(REQUIRED TASK)
Give back the full listing, character for character, with no pictures.

(GIVEN MATERIAL)
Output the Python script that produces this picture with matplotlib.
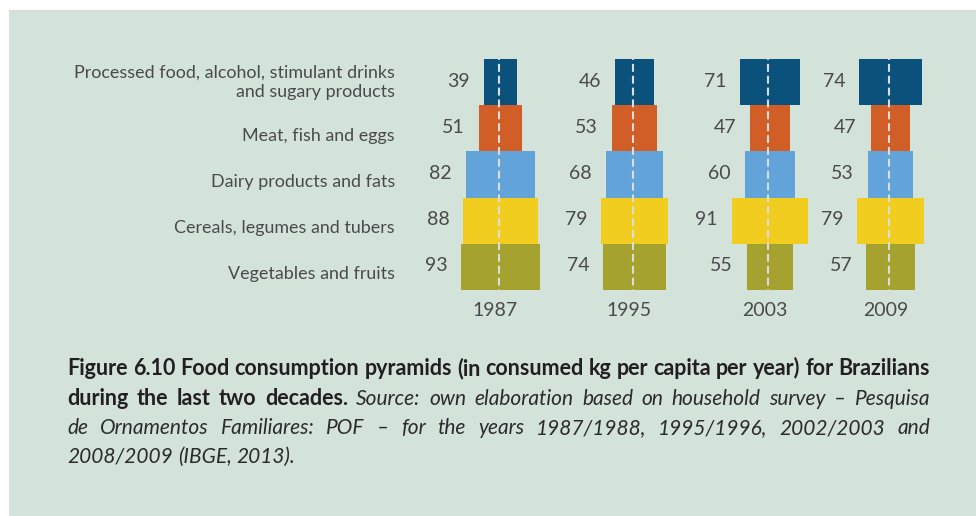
import matplotlib
matplotlib.use("Agg")
import matplotlib.pyplot as plt
from matplotlib.patches import Rectangle
from matplotlib.transforms import blended_transform_factory

# ---- data: kg per capita per year ----
years = ["1987", "1995", "2003", "2009"]
categories = [
    "Processed food, alcohol, stimulant drinks\nand sugary products",
    "Meat, fish and eggs",
    "Dairy products and fats",
    "Cereals, legumes and tubers",
    "Vegetables and fruits",
]
processed = [39, 46, 71, 74]
meat = [51, 53, 47, 47]
dairy = [82, 68, 60, 53]
cereals = [88, 79, 91, 79]
vegetables = [93, 74, 55, 57]

series = [processed, meat, dairy, cereals, vegetables]
colors = ["#0a527c", "#d05e26", "#62a4d9", "#f1cd20", "#a5a22f"]

W, H = 976, 516
fig = plt.figure(figsize=(W / 100, H / 100), dpi=100)
fig.patch.set_facecolor("white")

# panel background
fig.patches.append(Rectangle((9 / W, 0), 1 - 9 / W, 1 - 10 / H,
                             transform=fig.transFigure, facecolor="#d4e3da",
                             edgecolor="none", zorder=-10))

FONT = "Lato"
TXT = "#4a4a4a"
LBL = dict(family=FONT, fontweight="normal", color=TXT)

# pyramid axes: x in kg, y = category row
px_per_kg = 0.845
ax_left, ax_right, ax_top, ax_bot = 420, 960, 59, 290
ax = fig.add_axes([ax_left / W, 1 - ax_bot / H, (ax_right - ax_left) / W,
                   (ax_bot - ax_top) / H], zorder=1)
ax.set_xlim(0, (ax_right - ax_left) / px_per_kg)
ax.set_ylim(4.5, -0.5)
ax.axis("off")

group_centers = [95.3, 253.8, 414.2, 556.8]

for gi, (year, cx) in enumerate(zip(years, group_centers)):
    for ri, vals in enumerate(series):
        v = vals[gi]
        ax.barh(ri, v, left=cx - v / 2, height=1.0, color=colors[ri],
                edgecolor="none", zorder=2)
        ax.annotate(str(v), xy=(cx - v / 2, ri), xytext=(-14, 1),
                    textcoords="offset pixels", ha="right", va="center",
                    fontsize=14, **LBL)
    ax.plot([cx - 2, cx - 2], [-0.65, 4.72], color="#dcdcdc", lw=1.5,
            linestyle=(0, (3.8, 1.9)), zorder=3, clip_on=False)
    ax.annotate(year, xy=(cx, 4.5), xytext=(-5, -20), textcoords="offset pixels",
                ha="center", va="center", fontsize=14, **LBL)

# category labels
trans = blended_transform_factory(fig.transFigure, ax.transData)
label_dy = [0.0, 0.16, 0.16, 0.16, 0.16]
for ri, name in enumerate(categories):
    ax.text(395 / W, ri + label_dy[ri], name, transform=trans, ha="right",
            va="center", fontsize=12.9, linespacing=1.3, **LBL)

# caption, justified between two margins
bold = dict(family=FONT, fontweight="bold", fontsize=15.5, color="#231f20")
ital = dict(family=FONT, fontweight="normal", style="italic", fontsize=15,
            color="#2b2b2b")

lines = [
    ([(w, bold) for w in "Figure 6.10 Food consumption pyramids (in consumed kg per capita per year) for Brazilians".split()], 375, True),
    ([(w, bold) for w in "during the last two decades.".split()]
     + [(w, ital) for w in "Source: own elaboration based on household survey – Pesquisa".split()], 405, True),
    ([(w, ital) for w in "de Ornamentos Familiares: POF – for the years 1987/1988, 1995/1996, 2002/2003 and".split()], 434, True),
    ([(w, ital) for w in "2008/2009 (IBGE, 2013).".split()], 463, False),
]

x0, x1 = 67, 930
renderer = fig.canvas.get_renderer()
for words, base, justify in lines:
    texts = [fig.text(0, 0, w, va="baseline", ha="left", **st) for w, st in words]
    widths = [t.get_window_extent(renderer).width for t in texts]
    if justify and len(texts) > 1:
        gap = (x1 - x0 - sum(widths)) / (len(texts) - 1)
    else:
        sp = fig.text(0, 0, "a a", **ital)
        sp2 = fig.text(0, 0, "aa", **ital)
        gap = sp.get_window_extent(renderer).width - sp2.get_window_extent(renderer).width
        sp.remove(); sp2.remove()
    x = x0
    for t, w in zip(texts, widths):
        t.set_position((x / W, 1 - base / H))
        x += w + gap

fig.savefig("out.png", dpi=100, facecolor=fig.get_facecolor())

(THE REPLY)
Output the Python script that produces this picture with matplotlib.
import matplotlib
matplotlib.use("Agg")
import matplotlib.pyplot as plt
from matplotlib.patches import Rectangle
from matplotlib.transforms import blended_transform_factory

# ---- data: kg per capita per year ----
years = ["1987", "1995", "2003", "2009"]
categories = [
    "Processed food, alcohol, stimulant drinks\nand sugary products",
    "Meat, fish and eggs",
    "Dairy products and fats",
    "Cereals, legumes and tubers",
    "Vegetables and fruits",
]
processed = [39, 46, 71, 74]
meat = [51, 53, 47, 47]
dairy = [82, 68, 60, 53]
cereals = [88, 79, 91, 79]
vegetables = [93, 74, 55, 57]

series = [processed, meat, dairy, cereals, vegetables]
colors = ["#0a527c", "#d05e26", "#62a4d9", "#f1cd20", "#a5a22f"]

W, H = 976, 516
fig = plt.figure(figsize=(W / 100, H / 100), dpi=100)
fig.patch.set_facecolor("white")

# panel background
fig.patches.append(Rectangle((9 / W, 0), 1 - 9 / W, 1 - 10 / H,
                             transform=fig.transFigure, facecolor="#d4e3da",
                             edgecolor="none", zorder=-10))

FONT = "Lato"
TXT = "#4a4a4a"
LBL = dict(family=FONT, fontweight="normal", color=TXT)

# pyramid axes: x in kg, y = category row
px_per_kg = 0.845
ax_left, ax_right, ax_top, ax_bot = 420, 960, 59, 290
ax = fig.add_axes([ax_left / W, 1 - ax_bot / H, (ax_right - ax_left) / W,
                   (ax_bot - ax_top) / H], zorder=1)
ax.set_xlim(0, (ax_right - ax_left) / px_per_kg)
ax.set_ylim(4.5, -0.5)
ax.axis("off")

group_centers = [95.3, 253.8, 414.2, 556.8]

for gi, (year, cx) in enumerate(zip(years, group_centers)):
    for ri, vals in enumerate(series):
        v = vals[gi]
        ax.barh(ri, v, left=cx - v / 2, height=1.0, color=colors[ri],
                edgecolor="none", zorder=2)
        ax.annotate(str(v), xy=(cx - v / 2, ri), xytext=(-14, 1),
                    textcoords="offset pixels", ha="right", va="center",
                    fontsize=14, **LBL)
    ax.plot([cx - 2, cx - 2], [-0.65, 4.72], color="#dcdcdc", lw=1.5,
            linestyle=(0, (3.8, 1.9)), zorder=3, clip_on=False)
    ax.annotate(year, xy=(cx, 4.5), xytext=(-5, -20), textcoords="offset pixels",
                ha="center", va="center", fontsize=14, **LBL)

# category labels
trans = blended_transform_factory(fig.transFigure, ax.transData)
label_dy = [0.0, 0.16, 0.16, 0.16, 0.16]
for ri, name in enumerate(categories):
    ax.text(395 / W, ri + label_dy[ri], name, transform=trans, ha="right",
            va="center", fontsize=12.9, linespacing=1.3, **LBL)

# caption, justified between two margins
bold = dict(family=FONT, fontweight="bold", fontsize=15.5, color="#231f20")
ital = dict(family=FONT, fontweight="normal", style="italic", fontsize=15,
            color="#2b2b2b")

lines = [
    ([(w, bold) for w in "Figure 6.10 Food consumption pyramids (in consumed kg per capita per year) for Brazilians".split()], 375, True),
    ([(w, bold) for w in "during the last two decades.".split()]
     + [(w, ital) for w in "Source: own elaboration based on household survey – Pesquisa".split()], 405, True),
    ([(w, ital) for w in "de Ornamentos Familiares: POF – for the years 1987/1988, 1995/1996, 2002/2003 and".split()], 434, True),
    ([(w, ital) for w in "2008/2009 (IBGE, 2013).".split()], 463, False),
]

x0, x1 = 67, 930
renderer = fig.canvas.get_renderer()
for words, base, justify in lines:
    texts = [fig.text(0, 0, w, va="baseline", ha="left", **st) for w, st in words]
    widths = [t.get_window_extent(renderer).width for t in texts]
    if justify and len(texts) > 1:
        gap = (x1 - x0 - sum(widths)) / (len(texts) - 1)
    else:
        sp = fig.text(0, 0, "a a", **ital)
        sp2 = fig.text(0, 0, "aa", **ital)
        gap = sp.get_window_extent(renderer).width - sp2.get_window_extent(renderer).width
        sp.remove(); sp2.remove()
    x = x0
    for t, w in zip(texts, widths):
        t.set_position((x / W, 1 - base / H))
        x += w + gap

fig.savefig("out.png", dpi=100, facecolor=fig.get_facecolor())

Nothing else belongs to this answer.